To anyone skeptical about the fruits of disability ministry, Michael has this to say about discipling people with disabilities, "I think all people can understand the Gospel… because all people can have an encounter with God and it’s about the gospel for this life, as well as the next. We want to encounter Jesus… and have a life that reflects Christ's character and I believe all people can do that, whether they are 2 or 100 or have an intellectual disability.
Member holding up one of their craft activities from their first meeting.
He is also a believer that people of all abilities should be allowed to serve and utilise their gifts at church, "I don’t see why someone with an intellectual disability should be treated any differently than anyone else, if they present gifts and if they have an expression of faith, that is, … they love Jesus in their own capacity. The more we put people into boxes and label them as such [the more we] limit people."
Having worked at 3 different churches and being a father to a son with autism, Michael has come across a spectrum of people with disabilities and mental illness and seen that with wisdom and common sense, churches can benefit from the many different gifts offered by people with disabilities.

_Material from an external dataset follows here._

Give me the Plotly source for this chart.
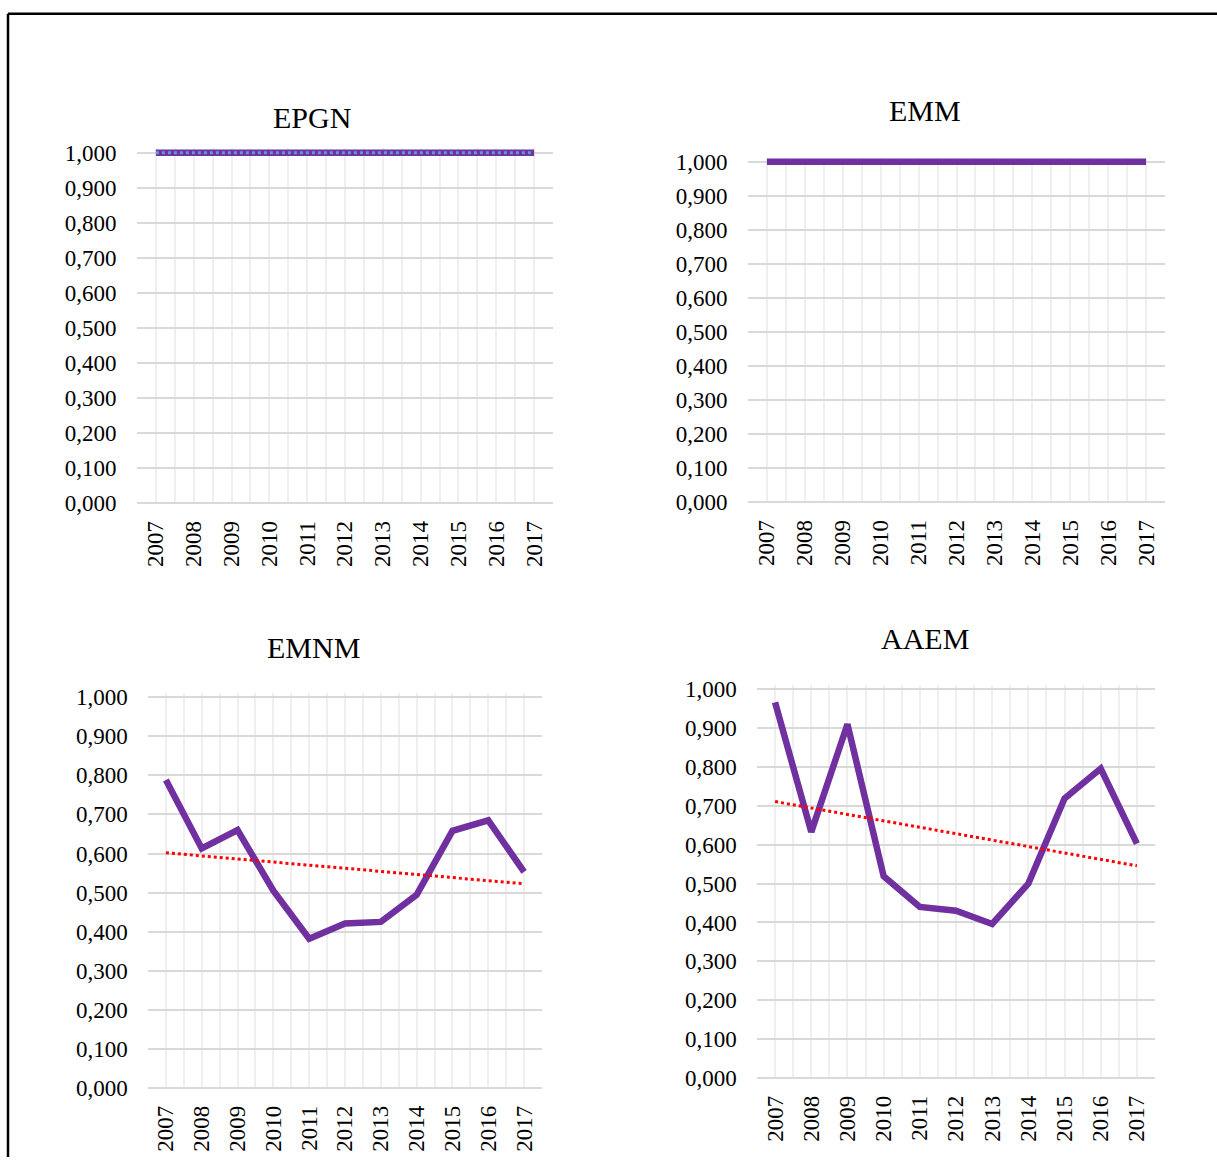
import numpy as np
import plotly.graph_objects as go

# ---- data -------------------------------------------------------------
years = [2007, 2008, 2009, 2010, 2011, 2012, 2013, 2014, 2015, 2016, 2017]
year_labels = [str(y) for y in years]

epgn = [1.000, 1.000, 1.000, 1.000, 1.000, 1.000, 1.000, 1.000, 1.000, 1.000, 1.000]
emm = [1.000, 1.000, 1.000, 1.000, 1.000, 1.000, 1.000, 1.000, 1.000, 1.000, 1.000]
emnm = [0.788, 0.613, 0.660, 0.505, 0.382, 0.421, 0.425, 0.494, 0.658, 0.685, 0.553]
aaem = [0.966, 0.633, 0.910, 0.519, 0.440, 0.430, 0.396, 0.500, 0.719, 0.796, 0.603]

y_ticks = [0.0, 0.1, 0.2, 0.3, 0.4, 0.5, 0.6, 0.7, 0.8, 0.9, 1.0]

# ---- page geometry (pixels) ----------------------------------------------
W, H = 1217, 1169
FONT = "Liberation Serif"
PURPLE = "#7030A0"

# vertical layout positions are given as page rows; the page shows the
# figure 7.2 px down and squeezed by 0.9837, so convert to figure rows
TOP_OFFSET, V_SCALE = 7.2, 0.9837


def fig_row(page_row):
    return (page_row - TOP_OFFSET) / V_SCALE


def paper_y(page_row):
    return 1 - fig_row(page_row) / H


# each panel: title, series, trend colour, title centre, plot left/right px,
# page row of value 1.0 and of 0.0
panels = [
    dict(title="EPGN", vals=epgn, trend="#5B9BD5", tpos=(312, 117),
         xl=137, xr=553, y1=152, y0=503),
    dict(title="EMM", vals=emm, trend=None, tpos=(925, 110),
         xl=748, xr=1165, y1=161, y0=502),
    dict(title="EMNM", vals=emnm, trend="#FF0000", tpos=(313, 647),
         xl=148, xr=542, y1=697, y0=1088),
    dict(title="AAEM", vals=aaem, trend="#FF0000", tpos=(925, 638),
         xl=757, xr=1155, y1=689, y0=1078),
]

X_RANGE = [2006.49, 2017.51]
Y_RANGE = [-0.003, 1.012]

fig = go.Figure()
annotations = []

for i, p in enumerate(panels, start=1):
    xa = "x" if i == 1 else f"x{i}"
    ya = "y" if i == 1 else f"y{i}"

    # horizontal domain: plot edges sit half a category outside first/last year
    sx = (p["xr"] - p["xl"]) / (2017.5 - 2006.5)
    px_l = p["xl"] + (X_RANGE[0] - 2006.5) * sx
    px_r = p["xl"] + (X_RANGE[1] - 2006.5) * sx
    # vertical domain from the rows of 0 and 1
    r0, r1 = fig_row(p["y0"]), fig_row(p["y1"])
    sy = r0 - r1
    py_bot = r0 - Y_RANGE[0] * sy
    py_top = r0 - Y_RANGE[1] * sy

    fig.add_trace(go.Scatter(
        x=years, y=p["vals"], mode="lines",
        line=dict(color=PURPLE, width=6.5),
        xaxis=xa, yaxis=ya, showlegend=False,
    ))

    if p["trend"]:
        slope, intercept = np.polyfit(years, p["vals"], 1)
        trend_vals = [slope * yr + intercept for yr in years]
        fig.add_trace(go.Scatter(
            x=years, y=trend_vals, mode="lines",
            line=dict(color=p["trend"], width=3, dash="dot"),
            xaxis=xa, yaxis=ya, showlegend=False,
        ))

    xkey = "xaxis" if i == 1 else f"xaxis{i}"
    ykey = "yaxis" if i == 1 else f"yaxis{i}"
    fig.layout[xkey] = dict(
        domain=[px_l / W, px_r / W], anchor=ya,
        range=X_RANGE, tickmode="array", tickvals=years, ticktext=year_labels,
        tickangle=-90, tickfont=dict(family=FONT, size=23, color="#000"),
        showgrid=True, gridcolor="#efefef", gridwidth=2,
        minor=dict(tickmode="linear", tick0=2006.5, dtick=1,
                   showgrid=True, gridcolor="#efefef", gridwidth=2),
        zeroline=False, showline=False, ticks="", ticklabelstandoff=11,
    )
    fig.layout[ykey] = dict(
        domain=[1 - py_bot / H, 1 - py_top / H], anchor=xa,
        range=Y_RANGE, tickmode="array", tickvals=y_ticks, tickformat=".3f",
        tickfont=dict(family=FONT, size=23, color="#000"),
        showgrid=True, gridcolor="#d9d9d9", gridwidth=2,
        zeroline=False, showline=False, ticks="", ticklabelstandoff=19,
    )

    annotations.append(dict(
        text=p["title"], x=p["tpos"][0] / W, y=paper_y(p["tpos"][1]),
        xref="paper", yref="paper", xanchor="center", yanchor="middle",
        showarrow=False, font=dict(family=FONT, size=30, color="#000"),
    ))

# frame around the figure block (top and left edges)
shapes = [
    dict(type="line", xref="paper", yref="paper",
         x0=8 / W, x1=1.0, y0=paper_y(13), y1=paper_y(13),
         line=dict(color="#000", width=2.5)),
    dict(type="line", xref="paper", yref="paper",
         x0=8 / W, x1=8 / W, y0=paper_y(13), y1=0,
         line=dict(color="#000", width=2.5)),
]

fig.update_layout(
    width=W, height=H,
    margin=dict(l=0, r=0, t=0, b=0),
    paper_bgcolor="white", plot_bgcolor="white",
    separators=",.",
    annotations=annotations, shapes=shapes,
    showlegend=False,
)

fig.write_html("out.html")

“In my previous congregation there was a girl with down's syndrome who was one of the most encouraging young people I have ever met. It was a church that gave very little comment on the sermon, but after every service [this girl] would say to me, 'you have done a great job Michael' and give me a high 5. I don’t even know how much she took in, but she still seemed to think it was enjoyable enough to take the time out to say well done. It was enormously encouraging!”
And in the boldness and sensitivity of one is of his current members, Lee, Michael sees great potential for outreach,"[He] has great outreach opportunity amongst the special needs community. He was baptised last year and now he has a platform to invite them to at Jesus Club. He is one of our front line evangelists!”
The outlook for this new club is looking bright. At the time of our conversation, Michael’s goal was to reach four members by the end of the year but within a week, their club welcomed their fourth member and there's every indication that more will join from neighbouring churches.